> **EXERCISE**
Reproduce the records below in full and without edits, omitting images.

> **MATERIALS PROVIDED**
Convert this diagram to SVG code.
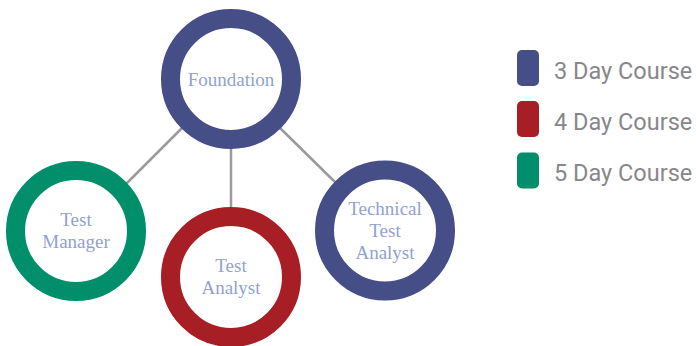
<svg xmlns="http://www.w3.org/2000/svg" width="696" height="346" viewBox="0 0 696 346">
<style>
.ring{fill:#fff;stroke-width:19}
.blue{stroke:#454e87}
.red{stroke:#a71e24}
.green{stroke:#008f6a}
.lbl{font-family:"Liberation Serif","Times New Roman",serif;font-size:19px;fill:#90a2d2;text-anchor:middle}
.leg{font-family:Roboto,"Liberation Sans",sans-serif;font-size:23.5px;fill:#87878b}
.conn line{stroke:#9a9a9e;stroke-width:2.5}
</style>
<rect width="696" height="346" fill="#fff"/>
<g class="conn" id="connectors">
<line x1="183" y1="127" x2="124" y2="186"/>
<line x1="231" y1="148" x2="231" y2="208"/>
<line x1="279" y1="127" x2="338" y2="185"/>
</g>
<g id="foundation">
<circle class="ring blue" cx="231" cy="79" r="60.5"/>
<text class="lbl" x="231" y="86">Foundation</text>
</g>
<g id="test-manager">
<circle class="ring green" cx="76" cy="231" r="60.5"/>
<text class="lbl" x="76" y="226">Test</text>
<text class="lbl" x="76" y="248">Manager</text>
</g>
<g id="test-analyst">
<circle class="ring red" cx="231" cy="277" r="60.5"/>
<text class="lbl" x="231" y="272">Test</text>
<text class="lbl" x="231" y="294">Analyst</text>
</g>
<g id="technical-test-analyst">
<circle class="ring blue" cx="385" cy="230.5" r="60.5"/>
<text class="lbl" x="385" y="215">Technical</text>
<text class="lbl" x="385" y="237">Test</text>
<text class="lbl" x="385" y="259">Analyst</text>
</g>
<g id="legend">
<rect x="517" y="50" width="22" height="36" rx="5" fill="#454e87"/>
<text class="leg" x="554" y="78.5">3 Day Course</text>
<rect x="517" y="101" width="22" height="36" rx="5" fill="#a71e24"/>
<text class="leg" x="554" y="129.5">4 Day Course</text>
<rect x="517" y="152.5" width="22" height="36" rx="5" fill="#008f6a"/>
<text class="leg" x="554" y="181">5 Day Course</text>
</g>
</svg>
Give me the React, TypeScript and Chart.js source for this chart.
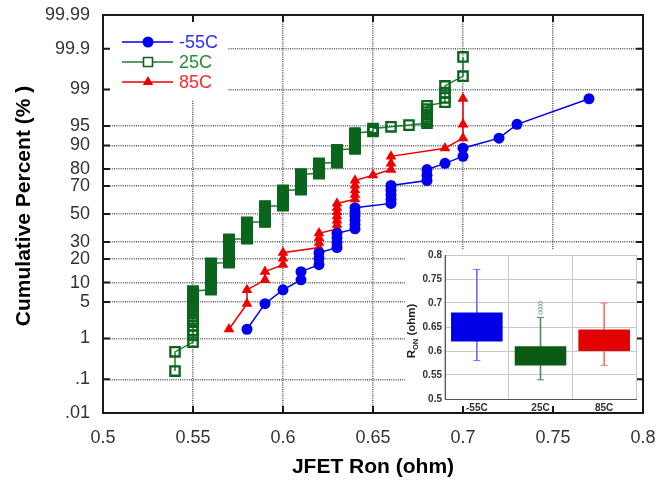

> **REPLY TO THE TASK**
Convert this diagram to SVG code.
<svg xmlns="http://www.w3.org/2000/svg" width="696" height="346" viewBox="0 0 696 346">
<style>
.ring{fill:#fff;stroke-width:19}
.blue{stroke:#454e87}
.red{stroke:#a71e24}
.green{stroke:#008f6a}
.lbl{font-family:"Liberation Serif","Times New Roman",serif;font-size:19px;fill:#90a2d2;text-anchor:middle}
.leg{font-family:Roboto,"Liberation Sans",sans-serif;font-size:23.5px;fill:#87878b}
.conn line{stroke:#9a9a9e;stroke-width:2.5}
</style>
<rect width="696" height="346" fill="#fff"/>
<g class="conn" id="connectors">
<line x1="183" y1="127" x2="124" y2="186"/>
<line x1="231" y1="148" x2="231" y2="208"/>
<line x1="279" y1="127" x2="338" y2="185"/>
</g>
<g id="foundation">
<circle class="ring blue" cx="231" cy="79" r="60.5"/>
<text class="lbl" x="231" y="86">Foundation</text>
</g>
<g id="test-manager">
<circle class="ring green" cx="76" cy="231" r="60.5"/>
<text class="lbl" x="76" y="226">Test</text>
<text class="lbl" x="76" y="248">Manager</text>
</g>
<g id="test-analyst">
<circle class="ring red" cx="231" cy="277" r="60.5"/>
<text class="lbl" x="231" y="272">Test</text>
<text class="lbl" x="231" y="294">Analyst</text>
</g>
<g id="technical-test-analyst">
<circle class="ring blue" cx="385" cy="230.5" r="60.5"/>
<text class="lbl" x="385" y="215">Technical</text>
<text class="lbl" x="385" y="237">Test</text>
<text class="lbl" x="385" y="259">Analyst</text>
</g>
<g id="legend">
<rect x="517" y="50" width="22" height="36" rx="5" fill="#454e87"/>
<text class="leg" x="554" y="78.5">3 Day Course</text>
<rect x="517" y="101" width="22" height="36" rx="5" fill="#a71e24"/>
<text class="leg" x="554" y="129.5">4 Day Course</text>
<rect x="517" y="152.5" width="22" height="36" rx="5" fill="#008f6a"/>
<text class="leg" x="554" y="181">5 Day Course</text>
</g>
</svg>
Give me the React, TypeScript and Chart.js source for this chart.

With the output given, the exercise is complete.